Erfolgreiche Titelverteidiger, aber auf ganz unterschiedliche Art
Erfolgreiche olympische Titelverteidigungen hatte es im Hockey seit der ruhmreichen Zeit der Inder nicht mehr gegeben. Auf Kunstrasen und bei den Damen schon gleich gar nicht. Mit Sydney 2000 wurde diesbezüglich ein neues Kapitel aufgeschlagen. Australien (Damen) und die Niederlande (Herren) wiederholten ihre Goldgewinne von Atlanta 1996. Aber auf gänzlich unterschiedliche Art und Weise.
Mit einer beeindruckenden Souveränität fuhren die Gastgeberinnen die allseits erwartete Goldmedaille ein. Weltmeister Australien war im erstmals auf zehn Teams aufgestockten Damenfeld eine Klasse für sich und der 3:1-Finalsieg gegen Argentinien hochverdient. Es war für Australien der Abschluss einer sagenhaften siebenjährigen Erfolgswelle mit zwei Olympiasieger, zwei WM-Titeln und fünf Champions-Trophy-Titeln in Folge.
Die deutschen Damen fühlten sich im Nachhinein als Opfer des Modus. In einer Fünfervorrunde qualifizierten sich die ersten drei jeder Gruppe für die Medaillenrunde. Die DHB-Auswahl verpasste den „Cut“ um ein einziges Tor, die beiden anschließenden Platzierungsspiele wurden beide gewonnen. So war letztlich nur ein einziges von sechs Turnierspielen verloren gegangen, aber am Ende doch nur ein enttäuschender siebter Platz dabei herausgekommen.
Noch größer war freilich das Leid der deutschen Herren. Wie ein einziges Spiel doch die Dramaturgie komplett auf den Kopf stellen kann! Am letzten Vorrundenspieltag des Herrenturniers saßen zwischendurch ein paar niedergeschlagene Holländer auf dem Podium bei der Pressekonferenz. Trainer Maurits Hendriks hielt so etwas wie eine Trauerrede auf einen gescheiterten olympischen Titelverteidiger. Die Niederländer wähnten sich nach ihrer 0:2-Niederlage gegen Pakistan raus aus dem Halbfinale, weil in der noch ausstehenden letzten Partie die gut in Form befindlichen Deutschen gegen das bis dahin sieglose Großbritannien zumindest einen Punkt holen und damit einen der ersten beiden Gruppenplätze belegen würden.

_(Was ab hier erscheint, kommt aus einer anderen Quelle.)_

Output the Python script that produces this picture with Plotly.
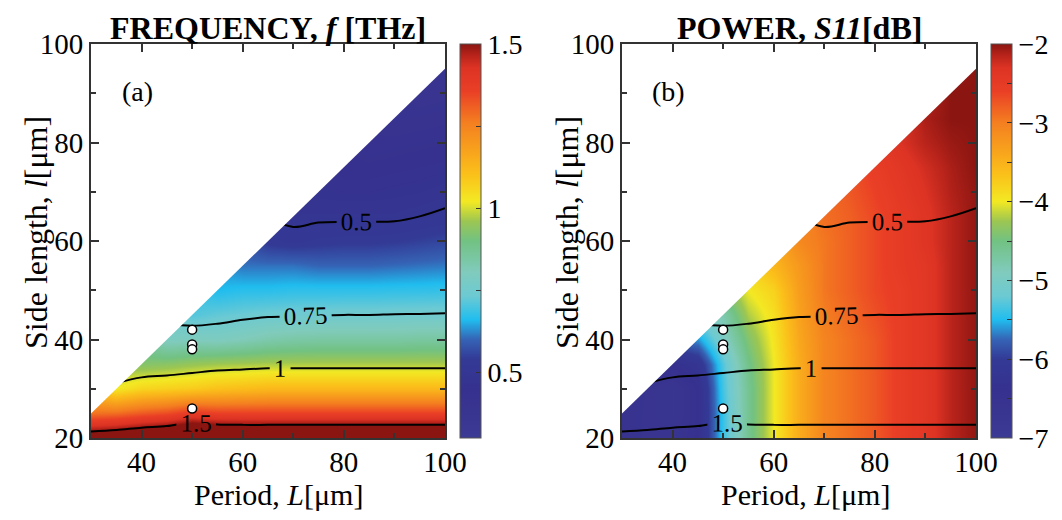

Mit diesem Fortgang rechneten quasi alle Beobachter. Doch es kam anders. Die deutschen Herren verkrampften zusehends und verspielten in der Schlussviertelstunde eine 1:0-Führung. Der britische 2:1-Überraschungssieg war für die Holländer wie ein Sechser im Lotto. Das durch Fremdhilfe wiederbelebte Oranje-Team nutzte die zweite Chance und blieb, ohne sonderlich stark zu spielen, dank Nervenstärke im Siebenmeterschießen sowohl im Halbfinale gegen Gastgeber Australien als auch im Endspiel gegen Emporkömmling Südkorea erfolgreich.
Die deutsche Mannschaft musste statt um Gold zu kämpfen ihren Frust in der Platzierungsrunde von der Seele spielen. Das nochmalige Wiedersehen mit den Briten und der dabei leicht herausgespielte 4:0-Sieg machte das unbegreifliche Vorrundenerlebnis nur noch schmerzhafter. Platz 5 war letztlich die unbefriedigende Endstation für Paul Lissek nach zehn erfolgreichen Jahren als Herren-Bundestrainer. Auch Damencoach Berti Rauth musste nach Sydney seinen Hut nehmen.